Mourir, c’est accepter de perdre le contrôle

DOSSIER TC. «J’aime rappeler à mes étudiants que le taux de mortalité est de 100%. Quel que soit notre âge, plus on est conscient que la mort fait partie de la vie, plus on sera préparé une fois le moment venu», souligne Sylvie Lapierre, professeure de psychologie et spécialiste en gérontologie à l’UQTR.

«Garder cette mentalité permet de vivre le moment présent et donc de mettre de l’énergie et de l’implication pour réaliser des projets. Quand on réalise des projets personnels, ça donne un sens à la vie, question de ne pas avoir de regrets quand vient le temps de mourir. Mais mourir n’est pas qu’une histoire de personnes âgées: les jeunes aussi peuvent mourir», soutient Mme Lapierre.

Elle précise qu’il importe d’identifier des projets qui nous tiennent à cœur en tenant compte de sa situation financière, médicale et psychologique. Bref, le secret est d’adapter ses projets pour pouvoir les réaliser.

«L’avantage de la mort, c’est de vivre, en ce sens que sans la mort, il n’y aurait pas d’urgence à vivre», rappelle Sylvie Lapierre.

Perdre le contrôle

Mourir, c’est aussi accepter de perdre le contrôle.

«Le contrôle est une grande illusion. Quand arrive le moment de mourir, il faut apprendre à lâcher prise pour partir en paix. C’est une étape extrêmement difficile. Quand j’ai demandé à mes étudiants ce qu’étaient pour eux une bonne mort, ils m’ont dit que c’était de n’avoir besoin de personne. C’est une autre grande illusion. C’est comme si c’était une mauvaise chose d’être dépendant», explique Mme Lapierre.

Mourir comme on a vécu

«Il n’y a pas de bonne ou de mauvaise façon de mourir», affirme Mme Lapierre. «Le processus menant à la mort est unique à chacun. Peut-être que les gens extérieurs à soi peuvent être choqués si l’on meurt avec des regrets, ce qui pourrait donner l’impression qu’on ne meurt pas bien. Pour moi, ça ne veut pas dire que l’on meurt mal. C’est mourir comme on a vécu.»

«Pour certains, bien mourir, c’est dire adieu à tout le monde et décéder sereinement. Ça peut être ça. Je pense surtout que ce type de mort laisse un héritage, un modèle pour faire face à la mort pour tous ceux qui restent. Cette mort sereine peut être profitable en ce sens que ça laisse une image moins négative de la mort», ajoute la spécialiste.

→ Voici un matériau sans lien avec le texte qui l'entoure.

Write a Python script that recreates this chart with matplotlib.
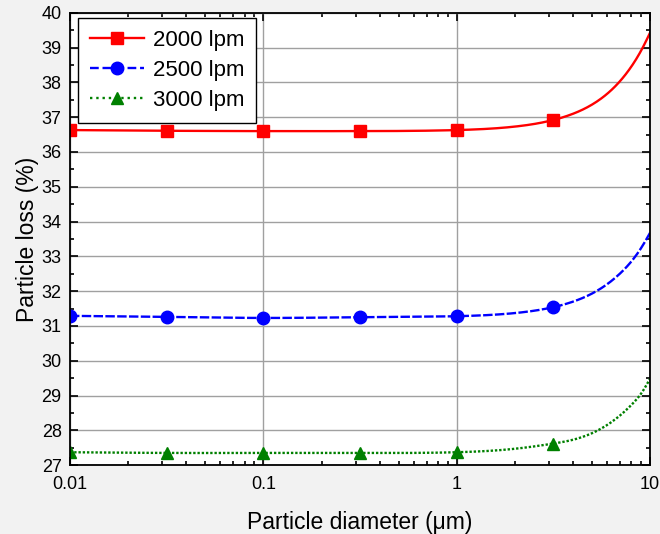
import numpy as np
import matplotlib
matplotlib.use("Agg")
import matplotlib.pyplot as plt
from matplotlib.ticker import LogLocator, FixedLocator, MultipleLocator, FuncFormatter

plt.rcParams['font.family'] = ['Liberation Sans', 'DejaVu Sans']

# marker points
diameter = [0.01, 0.0316, 0.1, 0.316, 1.0, 3.16]
loss_2000 = [36.63, 36.61, 36.60, 36.60, 36.63, 36.92]
loss_2500 = [31.29, 31.26, 31.23, 31.25, 31.28, 31.54]
loss_3000 = [27.37, 27.35, 27.35, 27.35, 27.37, 27.62]

# points along the drawn curves, also
curve_d = [0.01, 0.0316, 0.1, 0.316, 1.0, 2.0, 3.16, 4.0, 5.5, 7.0, 8.1, 9.2, 10.0]
curve_2000 = [36.63, 36.61, 36.60, 36.60, 36.63, 36.73, 36.92, 37.10, 37.51, 38.04, 38.50, 39.02, 39.43]
curve_2500 = [31.29, 31.26, 31.23, 31.25, 31.28, 31.37, 31.54, 31.70, 32.06, 32.51, 32.89, 33.33, 33.68]
curve_3000 = [27.37, 27.35, 27.35, 27.35, 27.37, 27.47, 27.62, 27.73, 28.03, 28.43, 28.76, 29.14, 29.49]
labels = ['2000 lpm', '2500 lpm', '3000 lpm']


def spline(x, y, xs):
	# natural cubic spline in log10(x), only for drawing the smooth line
	x = np.log10(np.array(x)); y = np.array(y, float); xs = np.log10(xs)
	n = len(x)
	h = np.diff(x)
	A = np.zeros((n, n)); b = np.zeros(n)
	A[0, 0] = 1; A[-1, -1] = 1
	for i in range(1, n - 1):
		A[i, i - 1] = h[i - 1]
		A[i, i] = 2 * (h[i - 1] + h[i])
		A[i, i + 1] = h[i]
		b[i] = 3 * ((y[i + 1] - y[i]) / h[i] - (y[i] - y[i - 1]) / h[i - 1])
	c = np.linalg.solve(A, b)
	out = np.empty_like(xs)
	for k, xv in enumerate(xs):
		i = min(max(np.searchsorted(x, xv) - 1, 0), n - 2)
		d = xv - x[i]
		bb = (y[i + 1] - y[i]) / h[i] - h[i] * (2 * c[i] + c[i + 1]) / 3
		dd = (c[i + 1] - c[i]) / (3 * h[i])
		out[k] = y[i] + bb * d + c[i] * d ** 2 + dd * d ** 3
	return out


fig = plt.figure(figsize=(6.6, 5.34), dpi=100, facecolor='#f2f2f2')
ax = fig.add_axes([0.106, 0.129, 0.879, 0.847])

xs = np.logspace(-2, 1, 500)
# (markers, curve, colour, line style in plot, line style in legend, marker)
series = [(loss_2000, curve_2000, 'red', '-', '-', 's'),
	(loss_2500, curve_2500, 'blue', (0, (4, 1)), '--', 'o'),
	(loss_3000, curve_3000, 'green', (0, (1, 0.8)), ':', '^')]
for (vals, cvals, col, ls, legls, mk), lab in zip(series, labels):
	ax.plot(xs, spline(curve_d, cvals, xs), color=col, ls=ls, lw=1.7)
	ax.plot(diameter, vals, color=col, ls='none', marker=mk, ms=9)
	ax.plot([], [], color=col, ls=legls, lw=1.7, marker=mk, ms=9, label=lab)

ax.set_xscale('log')
ax.set_xlim(0.01, 10)
ax.set_ylim(27, 40)
ax.xaxis.set_major_locator(FixedLocator([0.01, 0.1, 1, 10]))
ax.xaxis.set_minor_locator(LogLocator(base=10, subs=np.arange(2, 10)))
ax.xaxis.set_major_formatter(FuncFormatter(lambda v, p: '%g' % v))
ax.yaxis.set_major_locator(MultipleLocator(1))
ax.yaxis.set_minor_locator(MultipleLocator(0.5))
ax.tick_params(which='both', direction='in', top=True, right=True, labelsize=13, width=1.2)
ax.tick_params(which='major', length=6)
ax.tick_params(which='minor', length=3)
ax.tick_params(axis='x', pad=8)
ax.tick_params(axis='y', pad=6)
ax.grid(True, which='major', color='#a0a0a0', lw=1)
for s in ax.spines.values():
	s.set_linewidth(1.3)

ax.set_xlabel('Particle diameter (\u03bcm)', fontsize=16.5, labelpad=13)
ax.set_ylabel('Particle loss (%)', fontsize=16.5, labelpad=2)

leg = ax.legend(loc='upper left', fontsize=16, fancybox=False, edgecolor='black',
	framealpha=1, handlelength=2.4, handletextpad=0.4, borderpad=0.55, labelspacing=0.4,
	borderaxespad=0, bbox_to_anchor=(0.014, 0.989))
leg.get_frame().set_linewidth(1)

fig.savefig('out.png', dpi=100, facecolor=fig.get_facecolor())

«Par exemple, quand la mort d’un proche est longue et souffrante, la famille a tendance à se souvenir seulement de la souffrance associée à la mort.»

Être «prêt»

Encore faut-il être prêt à mourir. Qu’est-ce que ça signifie «être prêt» pour cette étape ultime?

«C’est quand on est détaché de la vie, qu’on est prêt à passer dans l’autre monde, si je peux dire. Je fais souvent un parallèle entre la mort et le voyage. Quand on part en voyage, on dit au revoir à tout le monde et on quitte heureux. Je pense que ceux qui croient à une vie après la mort ont probablement plus de facilité à se détacher de la vie concrète pour être conduits vers la vie spirituelle», dit Sylvie Lapierre.

Quelque chose à quoi s’accrocher

Le fait que la société ait évacué la spiritualité de son quotidien risque possiblement de compliquer les choses pour les futures générations, avance Mme Lapierre.

«C’est plus difficile pour les gens de mourir quand ils n’ont rien à quoi s’accrocher. Je crois que ce sera très difficile pour les prochaines générations de mourir. Beaucoup de mes étudiants n’ont jamais mis le pied dans un salon funéraire. Ils sont en état de choc quand un proche décède. C’est comme si la mort était surprenante, complètement anormale. J’ai l’impression que pour eux, la mort, c’est virtuel. Ça ne se vit qu’à la télévision, dans les jeux vidéo, mais pas dans la vraie vie.»

Même en vieillissant, la mort demeure un sujet tabou.

«J’ai plusieurs collègues de mon âge aussi et forcément, on commence à y penser. Mais notre cerveau est surtout conscient que nous n’avons plus les mêmes capacités physiques qu’avant et qu’on vieillit. Il y a la mort sous cette idée, mais on n’y pense pas trop non plus», confie Mme Lapierre.

Soins palliatifs, une solution?

La professeure Sylvie Lapierre est convaincue que le développement des soins palliatifs permettrait de mieux répondre aux besoins des familles et des mourants.

«Le but des soins palliatifs est d’améliorer la qualité de vie sans grosse technologie médicale qui coûte cher ni acharnement thérapeutique. (…) C’est ce que ça prend pour mieux accompagner la famille et le mourant», souligne Mme Lapierre.